Exclude the pictures and reproduce the remaining data exactly as written.

--- Begin ---

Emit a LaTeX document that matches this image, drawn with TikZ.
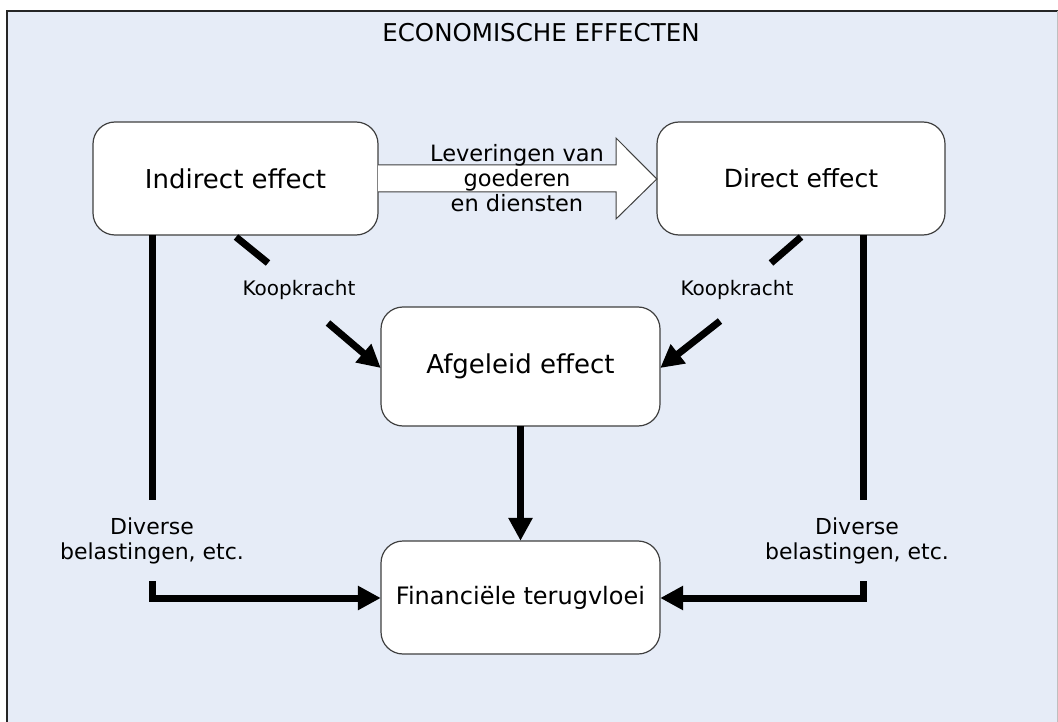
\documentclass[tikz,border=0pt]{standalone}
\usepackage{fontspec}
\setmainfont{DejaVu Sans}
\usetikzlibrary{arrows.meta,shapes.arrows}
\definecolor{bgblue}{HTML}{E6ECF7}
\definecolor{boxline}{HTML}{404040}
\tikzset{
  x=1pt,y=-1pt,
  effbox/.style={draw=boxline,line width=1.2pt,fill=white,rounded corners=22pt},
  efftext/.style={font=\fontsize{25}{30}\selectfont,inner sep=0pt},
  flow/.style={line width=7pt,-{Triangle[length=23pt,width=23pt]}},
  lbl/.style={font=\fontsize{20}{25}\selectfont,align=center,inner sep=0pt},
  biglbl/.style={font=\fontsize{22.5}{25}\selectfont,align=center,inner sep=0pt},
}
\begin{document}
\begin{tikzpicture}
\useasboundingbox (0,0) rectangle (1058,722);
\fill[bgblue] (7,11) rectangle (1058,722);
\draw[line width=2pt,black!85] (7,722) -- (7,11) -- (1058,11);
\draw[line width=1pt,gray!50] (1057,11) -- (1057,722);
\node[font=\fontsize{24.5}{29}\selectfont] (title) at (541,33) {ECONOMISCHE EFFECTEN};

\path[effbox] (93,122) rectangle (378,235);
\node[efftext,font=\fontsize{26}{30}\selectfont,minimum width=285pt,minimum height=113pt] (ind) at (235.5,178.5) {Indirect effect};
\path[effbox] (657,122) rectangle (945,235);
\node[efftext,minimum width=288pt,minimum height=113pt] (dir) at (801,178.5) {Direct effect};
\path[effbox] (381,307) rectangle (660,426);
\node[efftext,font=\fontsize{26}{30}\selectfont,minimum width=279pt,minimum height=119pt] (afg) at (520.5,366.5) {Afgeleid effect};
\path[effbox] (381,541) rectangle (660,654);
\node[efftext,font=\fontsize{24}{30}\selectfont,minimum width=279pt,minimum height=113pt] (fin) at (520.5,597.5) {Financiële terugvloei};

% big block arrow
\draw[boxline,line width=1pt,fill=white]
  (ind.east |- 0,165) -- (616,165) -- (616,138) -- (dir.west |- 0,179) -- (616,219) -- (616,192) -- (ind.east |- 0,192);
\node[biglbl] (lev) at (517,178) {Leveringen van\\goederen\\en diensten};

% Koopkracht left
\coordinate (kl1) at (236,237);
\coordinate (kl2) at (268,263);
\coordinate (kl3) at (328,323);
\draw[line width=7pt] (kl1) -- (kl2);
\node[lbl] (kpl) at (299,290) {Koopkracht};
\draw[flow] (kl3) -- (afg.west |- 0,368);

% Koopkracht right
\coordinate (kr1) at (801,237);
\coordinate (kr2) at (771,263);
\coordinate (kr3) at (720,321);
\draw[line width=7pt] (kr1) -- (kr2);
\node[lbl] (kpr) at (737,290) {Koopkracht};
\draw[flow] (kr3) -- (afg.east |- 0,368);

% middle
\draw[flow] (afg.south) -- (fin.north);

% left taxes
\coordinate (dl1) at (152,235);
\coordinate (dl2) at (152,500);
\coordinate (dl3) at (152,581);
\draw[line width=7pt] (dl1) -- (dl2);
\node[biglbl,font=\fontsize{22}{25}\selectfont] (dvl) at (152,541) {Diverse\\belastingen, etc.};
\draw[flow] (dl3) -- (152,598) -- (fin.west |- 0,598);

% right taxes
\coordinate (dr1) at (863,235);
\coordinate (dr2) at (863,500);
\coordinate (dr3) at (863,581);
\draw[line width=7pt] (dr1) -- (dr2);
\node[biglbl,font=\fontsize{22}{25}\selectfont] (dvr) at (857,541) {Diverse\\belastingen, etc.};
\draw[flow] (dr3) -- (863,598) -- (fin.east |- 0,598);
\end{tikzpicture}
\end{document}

--- End ---

* _The reply_
Emit a LaTeX document that matches this image, drawn with TikZ.
\documentclass[tikz,border=0pt]{standalone}
\usepackage{fontspec}
\setmainfont{DejaVu Sans}
\usetikzlibrary{arrows.meta,shapes.arrows}
\definecolor{bgblue}{HTML}{E6ECF7}
\definecolor{boxline}{HTML}{404040}
\tikzset{
  x=1pt,y=-1pt,
  effbox/.style={draw=boxline,line width=1.2pt,fill=white,rounded corners=22pt},
  efftext/.style={font=\fontsize{25}{30}\selectfont,inner sep=0pt},
  flow/.style={line width=7pt,-{Triangle[length=23pt,width=23pt]}},
  lbl/.style={font=\fontsize{20}{25}\selectfont,align=center,inner sep=0pt},
  biglbl/.style={font=\fontsize{22.5}{25}\selectfont,align=center,inner sep=0pt},
}
\begin{document}
\begin{tikzpicture}
\useasboundingbox (0,0) rectangle (1058,722);
\fill[bgblue] (7,11) rectangle (1058,722);
\draw[line width=2pt,black!85] (7,722) -- (7,11) -- (1058,11);
\draw[line width=1pt,gray!50] (1057,11) -- (1057,722);
\node[font=\fontsize{24.5}{29}\selectfont] (title) at (541,33) {ECONOMISCHE EFFECTEN};

\path[effbox] (93,122) rectangle (378,235);
\node[efftext,font=\fontsize{26}{30}\selectfont,minimum width=285pt,minimum height=113pt] (ind) at (235.5,178.5) {Indirect effect};
\path[effbox] (657,122) rectangle (945,235);
\node[efftext,minimum width=288pt,minimum height=113pt] (dir) at (801,178.5) {Direct effect};
\path[effbox] (381,307) rectangle (660,426);
\node[efftext,font=\fontsize{26}{30}\selectfont,minimum width=279pt,minimum height=119pt] (afg) at (520.5,366.5) {Afgeleid effect};
\path[effbox] (381,541) rectangle (660,654);
\node[efftext,font=\fontsize{24}{30}\selectfont,minimum width=279pt,minimum height=113pt] (fin) at (520.5,597.5) {Financiële terugvloei};

% big block arrow
\draw[boxline,line width=1pt,fill=white]
  (ind.east |- 0,165) -- (616,165) -- (616,138) -- (dir.west |- 0,179) -- (616,219) -- (616,192) -- (ind.east |- 0,192);
\node[biglbl] (lev) at (517,178) {Leveringen van\\goederen\\en diensten};

% Koopkracht left
\coordinate (kl1) at (236,237);
\coordinate (kl2) at (268,263);
\coordinate (kl3) at (328,323);
\draw[line width=7pt] (kl1) -- (kl2);
\node[lbl] (kpl) at (299,290) {Koopkracht};
\draw[flow] (kl3) -- (afg.west |- 0,368);

% Koopkracht right
\coordinate (kr1) at (801,237);
\coordinate (kr2) at (771,263);
\coordinate (kr3) at (720,321);
\draw[line width=7pt] (kr1) -- (kr2);
\node[lbl] (kpr) at (737,290) {Koopkracht};
\draw[flow] (kr3) -- (afg.east |- 0,368);

% middle
\draw[flow] (afg.south) -- (fin.north);

% left taxes
\coordinate (dl1) at (152,235);
\coordinate (dl2) at (152,500);
\coordinate (dl3) at (152,581);
\draw[line width=7pt] (dl1) -- (dl2);
\node[biglbl,font=\fontsize{22}{25}\selectfont] (dvl) at (152,541) {Diverse\\belastingen, etc.};
\draw[flow] (dl3) -- (152,598) -- (fin.west |- 0,598);

% right taxes
\coordinate (dr1) at (863,235);
\coordinate (dr2) at (863,500);
\coordinate (dr3) at (863,581);
\draw[line width=7pt] (dr1) -- (dr2);
\node[biglbl,font=\fontsize{22}{25}\selectfont] (dvr) at (857,541) {Diverse\\belastingen, etc.};
\draw[flow] (dr3) -- (863,598) -- (fin.east |- 0,598);
\end{tikzpicture}
\end{document}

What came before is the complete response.